Dans le détail, les salaires annuels sont de 153 000 € brut pour 13 directeurs, plus de 200 000 € pour 8 directeurs exécutifs et 260 000 € pour le directeur général. Le total des cinq rémunérations les plus élevées s'élève à 2,2 millions d'euros.

À l'origine de ces révélations, la députée d'Ille-et-Vilaine Claudia Rouaux (PS), membre du Comité des rémunérations (Corem) de Paris 2024. Celle-ci a eu accès aux salaires des membres du Comité d'organisation des Jeux olympiques et paralympiques (Cojop). Et, malgré les justifications de Paris 2024 mercredi, elle affirme que ces chiffres « ne sont pas acceptables ».

Pourquoi avoir choisi de révéler la rémunération des dirigeants de Paris 2024 ?

À ma première réunion du Corem, en novembre 2023, quand j'ai vu les chiffres, les augmentations de salaires et les salaires du personnel de direction, j'étais effarée. Je ne m'en suis toujours pas remise, d'ailleurs. Au début, je ne disais rien, tout le monde avait l'air de trouver ça normal. À un moment donné, je leur ai dit : « Est-ce que vous vous rendez compte de ce que vous êtes en train de nous proposer ? » J'ai cité l'augmentation de 45 000 € sur un salaire de 150 000 €. On m'a répondu : « Oui, mais c'est toujours la même chose. » Je leur ai dit : « Mais vous vous rendez compte ? Les gens se battent pour vivre aujourd'hui. On a du mal à leur donner deux points pour le Smic. Et vous augmentez comme ça ? »

« C'est de l'entre-soi »

En avez-vous parlé autour de vous ?

J'en ai parlé à mes collaborateurs, ma famille, mes amis, des sportifs aussi. Et tous m'ont dit : « Il faut que tu dénonces ça. Ce n'est pas acceptable. » Je ne pouvais pas le garder sur le cœur.

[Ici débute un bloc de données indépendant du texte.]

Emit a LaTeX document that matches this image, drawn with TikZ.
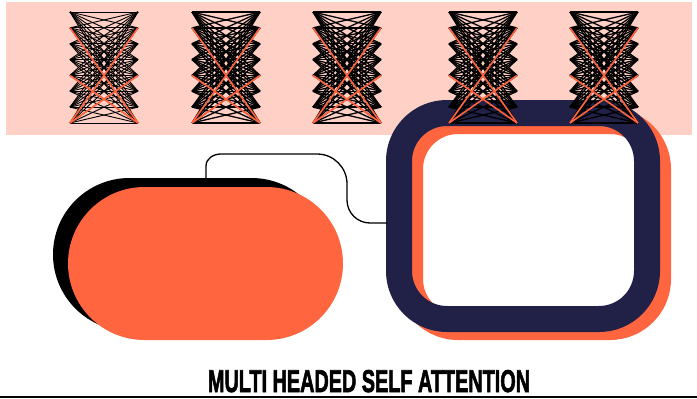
\documentclass[tikz,border=0pt]{standalone}
\usepackage{fontspec}
\setmainfont{Liberation Sans}
\newfontfamily\titlefont{Liberation Sans}[FakeBold=2.5]
\definecolor{bandpink}{HTML}{FFD0C6}
\definecolor{tomato}{HTML}{FF653F}
\definecolor{navy}{HTML}{212046}
\begin{document}
\begin{tikzpicture}[x=1pt,y=-1pt,
  netedge/.style={draw=black,line width=#1},
  netedge/.default=1pt,
  hotedge/.style={draw=tomato,line width=1.6pt},
  ring/.style={line width=26pt,rounded corners=48pt},
  wire/.style={draw=black,line width=1.3pt}]
\useasboundingbox (0,0) rectangle (697,399);
% band
\fill[bandpink] (6,2) rectangle (692,135);
% left stadium
\fill[black,rounded corners=76.5pt] (53,178) rectangle (328,331);
\fill[tomato,rounded corners=76.5pt] (68,187) rectangle (343,340);
% right rings
\draw[ring,draw=tomato,fill=white] (410,121) rectangle (658,327);
\draw[ring,draw=navy] (399,113) rectangle (647,319);
% connector
\coordinate (c0) at (206,178);
\coordinate (c1) at (387,223);
\draw[wire] (c0) -- (206,166) to[out=90,in=180] (221,154) -- (317,154)
  to[out=0,in=90] (347,184) -- (347,200) to[out=-90,in=180] (370,223) -- (c1);
% networks
\foreach \cx/\w [count=\k] in {104/0.9pt,226/1.3pt,347/1.3pt,483/1.3pt,604/1.3pt}{
  \foreach \i in {1,...,8}{
    \coordinate (n\k L\i) at ({\cx-34},{12+(\i-1)*15.857});
    \coordinate (n\k R\i) at ({\cx+34},{12+(\i-1)*15.857});
  }
  \foreach \i in {1,...,8}{
    \foreach \j in {1,...,8}{
      \draw[netedge=\w] (n\k L\i) -- (n\k R\j);
    }
  }
  \draw[hotedge] (n\k L2) -- (n\k R8);
  \draw[hotedge] (n\k R2) -- (n\k L8);
  \draw[hotedge] (n\k L5) -- (n\k R8);
  \draw[hotedge] (n\k R5) -- (n\k L8);
}
% title
\node[inner sep=0pt,anchor=base] (title) at (369,392)
  {\resizebox{322pt}{22pt}{\titlefont\bfseries MULTI HEADED SELF ATTENTION}};
\coordinate (ll) at (0,397);
\coordinate (lr) at (697,397);
\draw[black,line width=2pt] (ll) -- (lr);
\end{tikzpicture}
\end{document}
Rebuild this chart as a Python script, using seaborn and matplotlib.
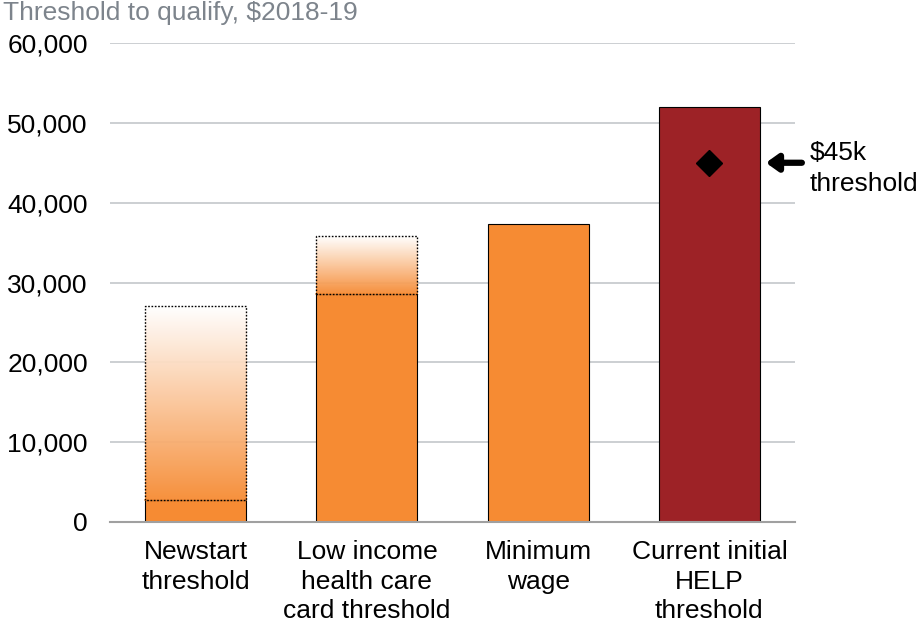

Comment est géré le Corem ?

C'est un Comité des rémunérations qui se dit indépendant. Mais il est sous le contrôle du Cojop. Là, c'est de l'entre-soi. Ils se nomment entre eux. Et on ne vote pas, en fait. On nous soumet les décisions du Corem. Moi, j'ai dit que j'étais opposée. Mais j'étais toute seule.

Paris 2024 se défend en expliquant que Tony Estanguet (270 000 € brut par an) est moins payé que le président des Jeux de 2012, Sebastian Coe (plus de 400 000 € par an selon France 2).

On s'adosse sur l'Angleterre, sur le libéralisme. Sauf que Tony Estanguet avait aussi dit en 2017 qu'il voulait faire les Jeux les plus exemplaires possibles. On est bien loin du compte.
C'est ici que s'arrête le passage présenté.